Before slavery was abolished, most Jews in Charleston, like most white Christians in Charleston, were slaveholders. In addition to participating in urban slavery, some Jewish families also owned plantations or were invested in the slave trade. After slavery was abolished, and Charleston saw new waves of Jewish immigrants, archival materials show that Jews in the city had an increasingly wide range of views about slavery and racism. Rabbi Raisin, who immigrated from Poland at the turn of the century, wrote in his diary about the difficulty he had in understanding the racism and violence African Americans experienced at the hands of whites.
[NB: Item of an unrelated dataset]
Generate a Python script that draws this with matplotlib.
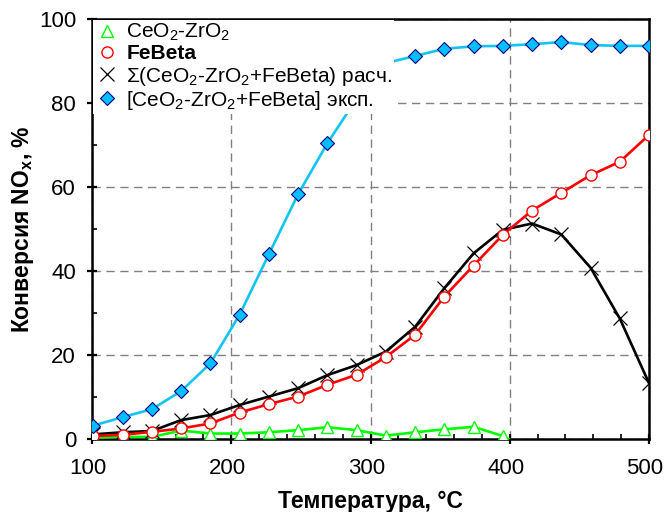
import matplotlib
matplotlib.use("Agg")
import matplotlib.pyplot as plt
import matplotlib.transforms as mtransforms
from matplotlib.ticker import MultipleLocator

plt.rcParams['font.family'] = ['Liberation Sans', 'DejaVu Sans']
plt.rcParams['mathtext.fontset'] = 'custom'
plt.rcParams['mathtext.rm'] = 'Liberation Sans'
plt.rcParams['mathtext.it'] = 'Liberation Sans:italic'
plt.rcParams['mathtext.bf'] = 'Liberation Sans:bold'

# Temperature points, °C
temps = [101, 122, 143, 164, 185, 206, 227, 248, 269, 290,
         311, 332, 353, 374, 395, 416, 437, 458, 479, 500]

# NOx conversion, %
ceo2_zro2 = [0.3, 0.5, 0.5, 2.0, 1.3, 1.3, 1.6, 2.1, 2.8, 2.1,
             0.8, 1.6, 2.3, 2.9, 0.7, -3.1, -9.9, -22.0, -37.3, -59.1]
febeta = [0.7, 1.0, 1.7, 2.5, 3.7, 6.3, 8.3, 10.1, 12.9, 15.3,
          19.5, 24.8, 33.9, 41.3, 48.6, 54.4, 58.6, 62.8, 66.0, 72.4]
sum_calc = [1.1, 1.6, 1.9, 4.5, 5.7, 8.1, 10.1, 12.1, 15.2, 17.6,
            20.8, 26.7, 35.9, 44.2, 49.8, 51.3, 48.7, 40.8, 28.7, 13.3]
mix_exp = [3.2, 5.2, 7.1, 11.4, 18.0, 29.6, 44.0, 58.3, 70.4, 81.0,
           89.5, 91.2, 92.9, 93.5, 93.6, 94.0, 94.5, 93.8, 93.6, 93.6]

fig = plt.figure(figsize=(6.64, 5.12), dpi=100)
ax = fig.add_axes([0.1386, 0.1426, 0.8388, 0.8203])

l_green, = ax.plot(temps, ceo2_zro2, color='#00ff00', lw=1.9, marker='^', ms=8,
                   mfc='white', mec='#00ff00', mew=1.0, zorder=3)
l_black, = ax.plot(temps, sum_calc, color='black', lw=1.9, marker='x', ms=10,
                   mec='black', mew=0.9, zorder=4)
l_red, = ax.plot(temps, febeta, color='#ff0000', lw=1.9, marker='o', ms=8,
                 mfc='white', mec='#ff0000', mew=1.0, zorder=5)
l_blue, = ax.plot(temps, mix_exp, color='#12c4f0', lw=1.9, marker='D', ms=7,
                  mfc='#00bfff', mec='#000080', mew=0.8, zorder=6)

ax.set_xlim(100, 500)
ax.set_ylim(0, 100)
ax.xaxis.set_major_locator(MultipleLocator(100))
ax.xaxis.set_minor_locator(MultipleLocator(20))
ax.yaxis.set_major_locator(MultipleLocator(20))
ax.yaxis.set_minor_locator(MultipleLocator(10))

ax.grid(True, which='major', color='#808080', ls=(0, (6, 4)), lw=1.0)
ax.set_axisbelow(True)

for s in ax.spines.values():
    s.set_linewidth(1.8)
    s.set_color('black')

ax.tick_params(which='major', direction='inout', length=7, width=1.6,
               labelsize=16, pad=8)
ax.tick_params(axis='x', which='major', pad=10)
ax.tick_params(which='minor', direction='in', length=3.5, width=1.2)
ax.tick_params(axis='x', which='both', top=False)
ax.tick_params(axis='y', which='both', right=False)

# x tick labels sit a few pixels left of their ticks in the original
shift = mtransforms.ScaledTranslation(-4 / 100, 0, fig.dpi_scale_trans)
for lbl in ax.get_xticklabels():
    lbl.set_transform(lbl.get_transform() + shift)

ax.set_xlabel('Температура, °C', fontsize=16.5, fontweight='bold', labelpad=8)
ax.set_ylabel(r'Конверсия NO$_\mathbf{x}$, %', fontsize=16.5, fontweight='bold',
              labelpad=2)

leg = ax.legend([l_green, l_red, l_black, l_blue],
                [r'CeO$_\mathrm{2}$-ZrO$_\mathrm{2}$', 'FeBeta',
                 r'Σ(CeO$_\mathrm{2}$-ZrO$_\mathrm{2}$+FeBeta) расч.',
                 r'[CeO$_\mathrm{2}$-ZrO$_\mathrm{2}$+FeBeta] эксп.'],
                loc='upper left', bbox_to_anchor=(0.0, 1.0), fontsize=15,
                frameon=True, facecolor='white', edgecolor='none', framealpha=1,
                fancybox=False, borderpad=0.1, labelspacing=0.05,
                handlelength=1.1, handletextpad=0.4, borderaxespad=0.05)
leg.set_zorder(10)
leg.get_texts()[1].set_fontweight('bold')
for h in leg.legend_handles:
    h.set_linestyle('none')

fig.savefig('out.png', dpi=100)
Jewish families who had long been in the region, however, were not only slaveholders, but their thoughts and feelings about slavery and racism mirrored white Christians’. Eleanor H. Cohen Seixas' diary entry stands in stark contrast to Jacob Raisin's as she stated her support of slavery and her dismay in seeing her family's newly freed enslaved people decide to leave her household.
All Jews who lived in Charleston, regardless of their views, regularly interacted with enslaved or free Black Charlestonians. With Charleston’s population a Black majority for most of its history, African Americans labored inside of Jewish homes and shops as well as on plantations. When schools were established in Charleston for Black Children after the Civil War, Jewish women worked as teachers. Fannie Simmonhoff, daughter of Rabbi Jacob Simonhoff, for example, was a teacher at Shaw Memorial School, a school for Black children established during the Civil War.
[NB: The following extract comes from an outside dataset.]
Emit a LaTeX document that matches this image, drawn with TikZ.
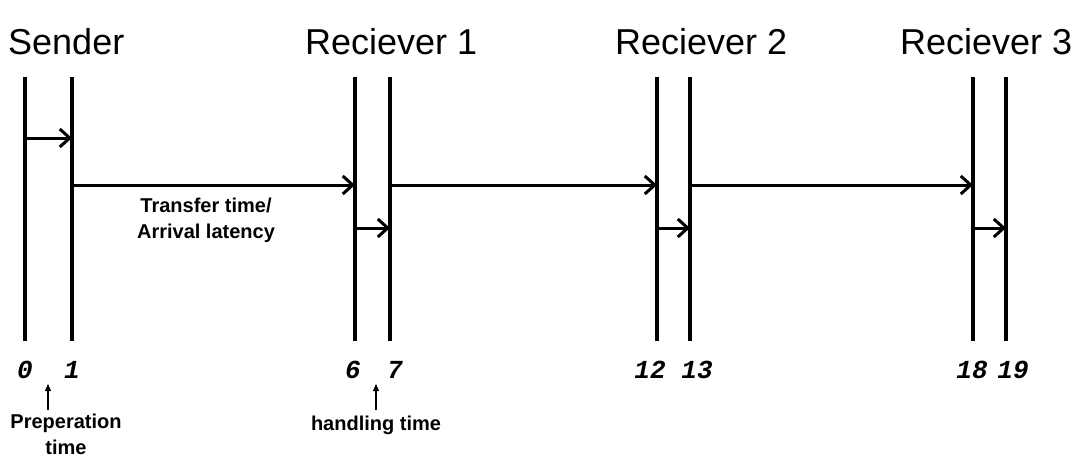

Beginning with the American Revolutionary War, Jewish men have served in every war that the United States has entered. This includes the Civil War where American Jews fought with either the Union Army or the Confederate States Army. The military they served with was largely reflective of the region they lived in. The Lowcountry Jewish men in the portraits above all served in the Confederacy.
In addition to expressing their cultural and political perspectives, military service was a way for Jews to fully participate in their citizenship, a right they had not always had before immigrating to the United States. Military service and the public commemoration of it also provided an opportunity for Jews to remind their Christian neighbors of their commitment to their country, or in the case of the Civil War, their commitment to the Southern states.
Commemoration of military service was an aspect of their lives that Jews chose to make public in Charleston. After World War I, members of the Jewish community erected a monument in honor of Samuel D. Turtletaub, First Lieutenant of the African American 371st Infantry regiment, who was killed in action while in France. Jewish families sometimes also chose to commemorate military service on gravestones, a practice seen in multiple gravestones in the KKBE Coming Street Cemetery. Later in the twentieth century, KKBE used plaques to identify the gravestones of all those with military service. These commemorations symbolize the important role that military service played in Jews cultural assimilation not only in Charleston but in the United States.